Während sie die Menschenrechtsverletzungen von staatlicher Seite anprangert, verübt die Guerilla auch parallel weiter Anschläge. So werden der ELN nicht nur die Attentate in Bogotá zugeschrieben. Analyst*innen zählen allein seit Beginn der Verhandlungen am 7. Februar mindestens 10 Anschläge, deren Ausführung die Handschrift der ELN trägt. Zuletzt wurden am 25. März fünf Menschen bei einem Angriff in der Region Chocó getötet, mindestens 50 Personen mussten aus ihren Häusern fliehen.
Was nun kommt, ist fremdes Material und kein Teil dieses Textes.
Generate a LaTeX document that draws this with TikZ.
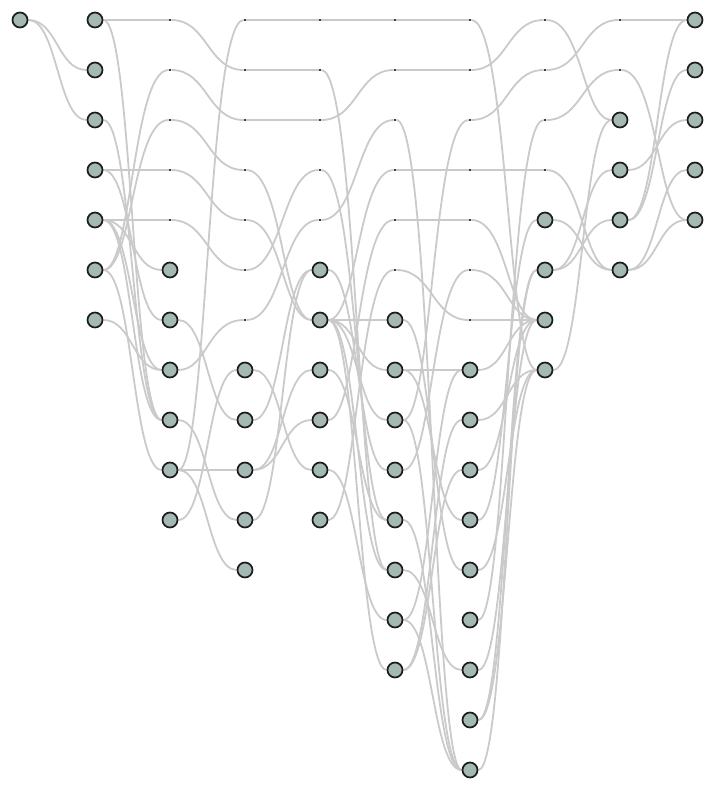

Laut Augenzeugenberichten trugen die Angreifer die Banderole der ELN. Auch die Regierung lässt weiter Stellungen der ELN angreifen.

Angesichts dieser Situation lässt sich an baldigen Fortschritten am Verhandlungstisch in Quito zweifeln. Doch statt die Friedensgespräche abzubrechen oder einen einseitigen Waffenstillstand der Guerilla zu fordern – der schon bei den FARC mehrfach nach Angriffen auf Stellungen der Guerilla scheiterte – sollte die Regierung vielmehr an die Zivilbevölkerung appellieren und den Kampf gegen die elementaren Probleme des Landes angehen: gegen fehlende Bildungs- und Gesundheitsversorgung, fehlende Nahrungsmittel und die Bedrohung durch paramilitärische Verbände. Denn gerade die engen politischen und sozialen Verbindungen der ELN verpflichten die Guerilla zur Rechenschaft gegenüber ihren Unterstützer*innen. Fehlte die politische Legitimation für Anschläge, Sabotageakte und Entführungen, würde die Position der Guerilla somit deutlich effektiver geschwächt als durch Militärschläge und Drohungen. Doch solange die Regierung weiterhin ihre elementaren Aufgaben nicht wahrnimmt und viele Regionen des Landes sich selbst – und damit kriminellen und paramilitärischen Banden – überlassen bleiben, wird die ELN auch weiterhin Legitimation und Unterstützung für ihre Aktionen finden.